Learning “The Rivals for the Catan” is, in any event, made easy through first an introductory game and then three thematic games, each of which introduces players to a different set of cards, “The Era of Gold,” “The Era of Turmoil,” and the “Era of Progress.” All of these rules and themes then culminate in “The Duel of the Princes,” which combines them into a single game. Many different sorts of strategies are possible in this combined game depending on which types of cards players are most comfortable with (e.g., I like trying to develop gold fields, using Era of Gold cards, and building a mercantile principality, while my wife generally tries to build a university and pursue and Era of Progress strategy).
 
Components include 180 cards, two dice (production and event), a trade token, a hero token, and a rulebook/card index.

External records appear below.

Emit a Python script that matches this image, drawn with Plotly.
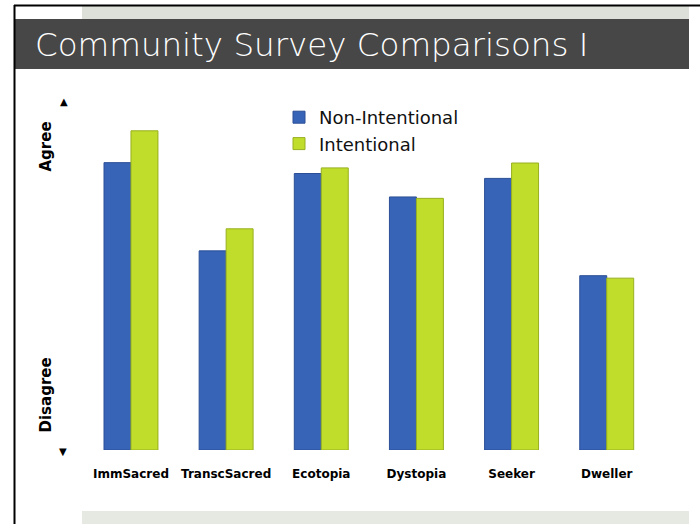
import plotly.graph_objects as go

categories = ["ImmSacred", "TranscSacred", "Ecotopia", "Dystopia", "Seeker", "Dweller"]
non_intentional = [82.1, 56.9, 79.0, 72.3, 77.6, 49.8]
intentional = [91.2, 63.2, 80.6, 71.9, 82.0, 49.1]
series_names = ["Non-Intentional", "Intentional"]
title_text = "Community Survey Comparisons I"

W, H = 700, 524
def px(x):
    return x / W
def py(y):
    return 1 - y / H

fig = go.Figure()
fig.add_trace(go.Bar(x=categories, y=non_intentional, name=series_names[0],
                     marker=dict(color="#3864B8", line=dict(color="#2B4F96", width=1))))
fig.add_trace(go.Bar(x=categories, y=intentional, name=series_names[1],
                     marker=dict(color="#BFDD2A", line=dict(color="#98B020", width=1))))

shapes = [
    dict(type="rect", xref="paper", yref="paper", x0=px(82), x1=px(689), y0=py(6), y1=py(19),
         fillcolor="#DDE0D8", line=dict(width=0), layer="below"),
    dict(type="rect", xref="paper", yref="paper", x0=px(14), x1=px(689), y0=py(19), y1=py(69),
         fillcolor="#474747", line=dict(width=0), layer="below"),
    dict(type="rect", xref="paper", yref="paper", x0=px(82), x1=px(689), y0=py(511), y1=py(524),
         fillcolor="#E6E8E2", line=dict(width=0), layer="below"),
    dict(type="line", xref="paper", yref="paper", x0=px(14), x1=px(700), y0=py(5.5), y1=py(5.5),
         line=dict(color="black", width=2)),
    dict(type="line", xref="paper", yref="paper", x0=px(14.5), x1=px(14.5), y0=py(5), y1=py(524),
         line=dict(color="black", width=2)),
]

annotations = [
    dict(text=title_text, xref="paper", yref="paper", x=px(33), y=py(45), xanchor="left",
         yanchor="middle", showarrow=False,
         font=dict(family="DejaVu Sans ExtraLight, DejaVu Sans", size=32.5, color="white", weight=200)),
    dict(text="Agree", xref="paper", yref="paper", x=px(45.5), y=py(147), textangle=-90,
         xanchor="center", yanchor="middle", showarrow=False,
         font=dict(family="DejaVu Sans", size=15, color="black", weight="bold")),
    dict(text="Disagree", xref="paper", yref="paper", x=px(45.5), y=py(395), textangle=-90,
         xanchor="center", yanchor="middle", showarrow=False,
         font=dict(family="DejaVu Sans", size=15, color="black", weight="bold")),
    dict(text="▲", xref="paper", yref="paper", x=px(63.5), y=py(102), showarrow=False,
         xanchor="center", yanchor="middle",
         font=dict(family="DejaVu Sans", size=10, color="black")),
    dict(text="▼", xref="paper", yref="paper", x=px(62.5), y=py(451), showarrow=False,
         xanchor="center", yanchor="middle",
         font=dict(family="DejaVu Sans", size=10, color="black")),
]

fig.update_layout(
    width=W, height=H,
    margin=dict(l=0, r=0, t=0, b=0),
    paper_bgcolor="white", plot_bgcolor="white",
    barmode="group", bargap=0.433, bargroupgap=0,
    shapes=shapes, annotations=annotations,
    showlegend=True,
    legend=dict(x=px(279), y=py(99), xanchor="left", yanchor="top",
                font=dict(family="DejaVu Sans", size=18, color="#111111"),
                bgcolor="rgba(0,0,0,0)", tracegroupgap=0),
    xaxis=dict(domain=[px(83.4), px(654.3)], showgrid=False, zeroline=False, showline=False,
               ticks="", ticklabelstandoff=15,
               tickfont=dict(family="DejaVu Sans", size=12, color="black", weight="bold")),
    yaxis=dict(domain=[py(450), py(100)], range=[0, 100], showgrid=False, zeroline=False,
               showline=False, showticklabels=False, ticks=""),
)

fig.write_html("out.html", config={"displayModeBar": False},
               post_script="document.body.style.margin='0';")
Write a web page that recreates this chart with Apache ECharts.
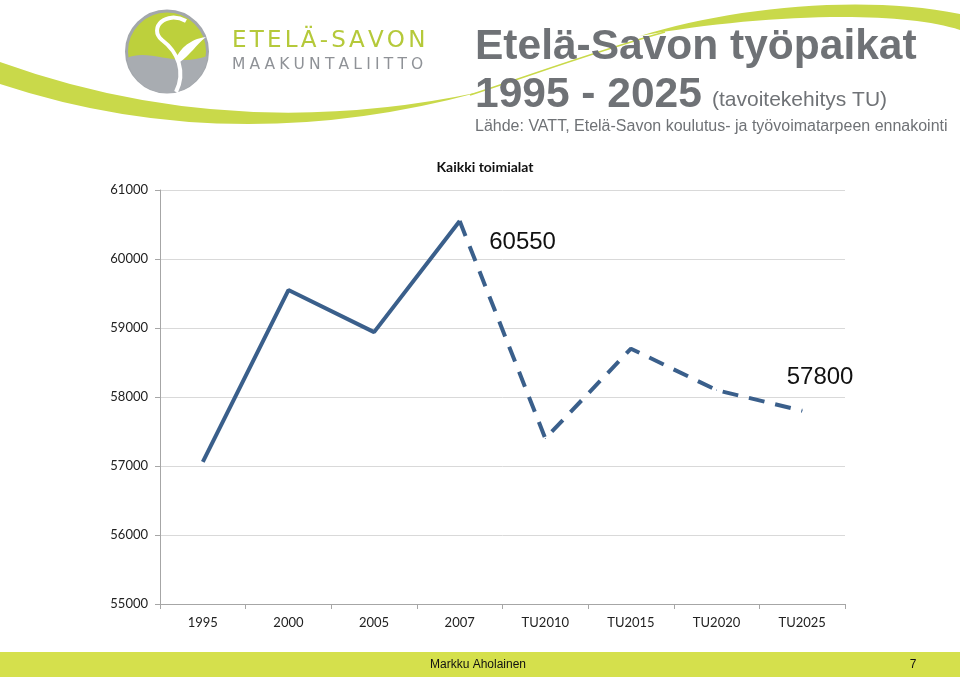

These components are premium, and include thick, laminated, round-edged cards that are square — making it easy to shuffle them and quickly and easily reset or put away the game — and wooden dice and tokens.
 
In theme and tone “The Rivals for the Catan” is very similar to “Settlers of Catan,” the board game that is its inspiration; art by Michael Menzel is evocative of a late medieval/early Renaissance northern European culture and the overall feeling is suggestive of a hardworking Saxon culture and Protestant work ethic (it is, after all, at root a German game!).
 
Mechanically, of course, being a card rather than a board game, “Rivals” differs from its predecessor in many ways and calls for a different approach and strategies. For example, when the Brigand attacks in “Settlers,” everyone with eight or more resources loses half of them but, in “Rivals,” when the event die indicates a Brigand Attack anyone with eight or more resources loses any sheep or gold they have (unless, of course, it safeguarded by a storehouse or gold cache).
 
“The Rivals for the Catan” is suitable for adults and smart, game-oriented pre-teens and retails for $20. Play time is about an hour for the introductory and thematic starter games and probably around an hour-and-a-half for the combined Duel of the Princes. Overall, it is a great game and a good value. And, with so many of the best new games being suitable or optimum only for three or more players, it is nice to have a fun game that my wife and I can play without needing to recruit someone else!